■ DATA PROVIDED ■
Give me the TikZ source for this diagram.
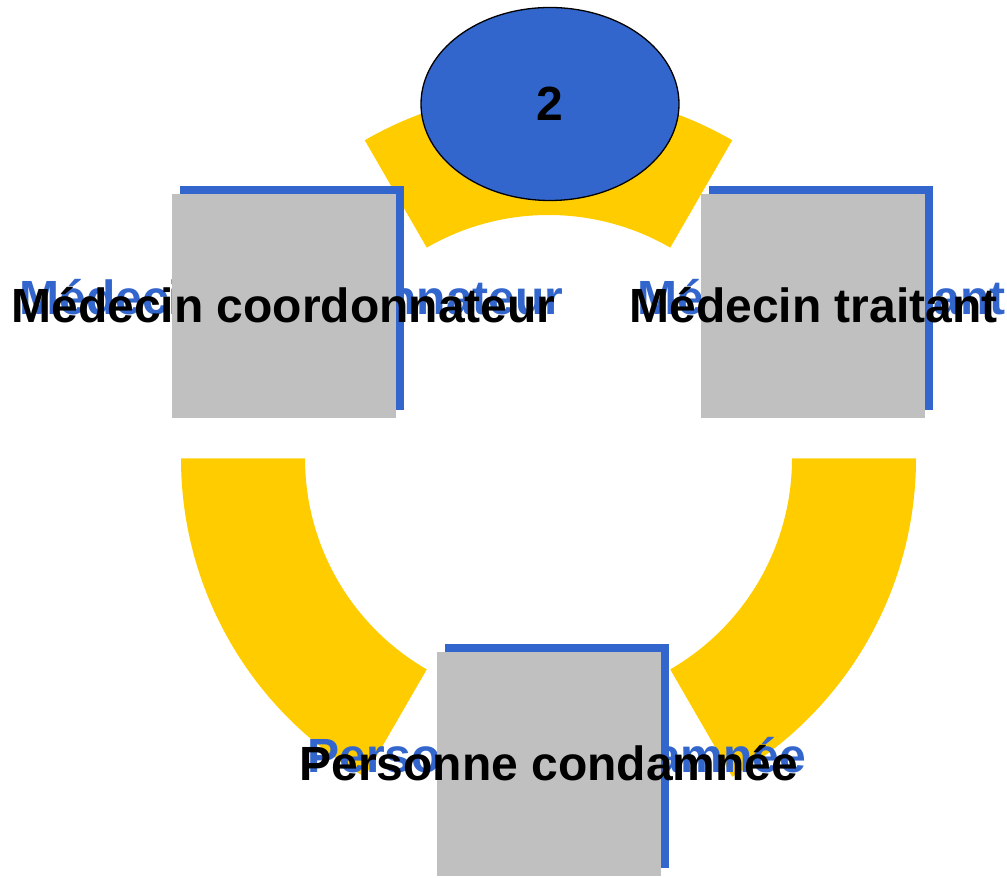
\documentclass[tikz,border=0pt]{standalone}
\usepackage{fontspec}
\setmainfont{Liberation Sans}
\usetikzlibrary{shapes.geometric,calc}
\definecolor{ringyellow}{HTML}{FFCC00}
\definecolor{nodeblue}{HTML}{3366CC}
\definecolor{boxgray}{HTML}{C0C0C0}
\begin{document}
\begin{tikzpicture}[x=1pt,y=1pt,
  segment/.style={fill=ringyellow,draw=none},
  shadowbox/.style={fill=nodeblue,draw=none,minimum width=224pt,minimum height=224pt,inner sep=0pt,outer sep=0pt},
  graybox/.style={fill=boxgray,draw=none,minimum width=224pt,minimum height=224pt,inner sep=0pt,outer sep=0pt},
  lbl/.style={font=\fontsize{48}{50}\selectfont\bfseries,inner sep=0pt,anchor=base},
  shadowlbl/.style={lbl,text=nodeblue},
  mainlbl/.style={lbl,text=black},
  hub/.style={ellipse,fill=nodeblue,draw=black,line width=1.3pt,minimum width=258pt,minimum height=193pt,inner sep=0pt,font=\fontsize{48}{50}\selectfont\bfseries}
]
\useasboundingbox (0,0) rectangle (1007,878);
\coordinate (c) at (548.5,419.5);
% ring segments
\fill[segment] ($(c)+(60:367.5)$) arc[start angle=60,end angle=120,radius=367.5] -- ($(c)+(120:243.5)$) arc[start angle=120,end angle=60,radius=243.5] -- cycle;
\fill[segment] ($(c)+(180:367.5)$) arc[start angle=180,end angle=240,radius=367.5] -- ($(c)+(240:243.5)$) arc[start angle=240,end angle=180,radius=243.5] -- cycle;
\fill[segment] ($(c)+(300:367.5)$) arc[start angle=300,end angle=360,radius=367.5] -- ($(c)+(360:243.5)$) arc[start angle=360,end angle=300,radius=243.5] -- cycle;
% shadow squares
\node[shadowbox] (s1) at (292,579.5) {};
\node[shadowbox] (s2) at (821,579.5) {};
\node[shadowbox] (s3) at (557,122) {};
% shadow labels
\node[shadowlbl] (t1s) at (291.5,563) {Médecin coordonnateur};
\node[shadowlbl] (t2s) at (821.5,563) {Médecin traitant};
\node[shadowlbl] (t3s) at (557,105) {Personne condamnée};
% gray squares
\node[graybox] (b1) at (284,571.5) {};
\node[graybox] (b2) at (813,571.5) {};
\node[graybox] (b3) at (549,114) {};
% labels
\node[mainlbl] (t1) at (283.5,555) {Médecin coordonnateur};
\node[mainlbl] (t2) at (813.5,555) {Médecin traitant};
\node[mainlbl] (t3) at (549,97) {Personne condamnée};
% hub
\node[hub] (h) at (550,774) {2};
\end{tikzpicture}
\end{document}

■ SHORT EXERCISE ■
Quote in full the listing given above; the images are to be left out.

■ OUTPUT FOR THIS EXERCISE ■
Give me the TikZ source for this diagram.
\documentclass[tikz,border=0pt]{standalone}
\usepackage{fontspec}
\setmainfont{Liberation Sans}
\usetikzlibrary{shapes.geometric,calc}
\definecolor{ringyellow}{HTML}{FFCC00}
\definecolor{nodeblue}{HTML}{3366CC}
\definecolor{boxgray}{HTML}{C0C0C0}
\begin{document}
\begin{tikzpicture}[x=1pt,y=1pt,
  segment/.style={fill=ringyellow,draw=none},
  shadowbox/.style={fill=nodeblue,draw=none,minimum width=224pt,minimum height=224pt,inner sep=0pt,outer sep=0pt},
  graybox/.style={fill=boxgray,draw=none,minimum width=224pt,minimum height=224pt,inner sep=0pt,outer sep=0pt},
  lbl/.style={font=\fontsize{48}{50}\selectfont\bfseries,inner sep=0pt,anchor=base},
  shadowlbl/.style={lbl,text=nodeblue},
  mainlbl/.style={lbl,text=black},
  hub/.style={ellipse,fill=nodeblue,draw=black,line width=1.3pt,minimum width=258pt,minimum height=193pt,inner sep=0pt,font=\fontsize{48}{50}\selectfont\bfseries}
]
\useasboundingbox (0,0) rectangle (1007,878);
\coordinate (c) at (548.5,419.5);
% ring segments
\fill[segment] ($(c)+(60:367.5)$) arc[start angle=60,end angle=120,radius=367.5] -- ($(c)+(120:243.5)$) arc[start angle=120,end angle=60,radius=243.5] -- cycle;
\fill[segment] ($(c)+(180:367.5)$) arc[start angle=180,end angle=240,radius=367.5] -- ($(c)+(240:243.5)$) arc[start angle=240,end angle=180,radius=243.5] -- cycle;
\fill[segment] ($(c)+(300:367.5)$) arc[start angle=300,end angle=360,radius=367.5] -- ($(c)+(360:243.5)$) arc[start angle=360,end angle=300,radius=243.5] -- cycle;
% shadow squares
\node[shadowbox] (s1) at (292,579.5) {};
\node[shadowbox] (s2) at (821,579.5) {};
\node[shadowbox] (s3) at (557,122) {};
% shadow labels
\node[shadowlbl] (t1s) at (291.5,563) {Médecin coordonnateur};
\node[shadowlbl] (t2s) at (821.5,563) {Médecin traitant};
\node[shadowlbl] (t3s) at (557,105) {Personne condamnée};
% gray squares
\node[graybox] (b1) at (284,571.5) {};
\node[graybox] (b2) at (813,571.5) {};
\node[graybox] (b3) at (549,114) {};
% labels
\node[mainlbl] (t1) at (283.5,555) {Médecin coordonnateur};
\node[mainlbl] (t2) at (813.5,555) {Médecin traitant};
\node[mainlbl] (t3) at (549,97) {Personne condamnée};
% hub
\node[hub] (h) at (550,774) {2};
\end{tikzpicture}
\end{document}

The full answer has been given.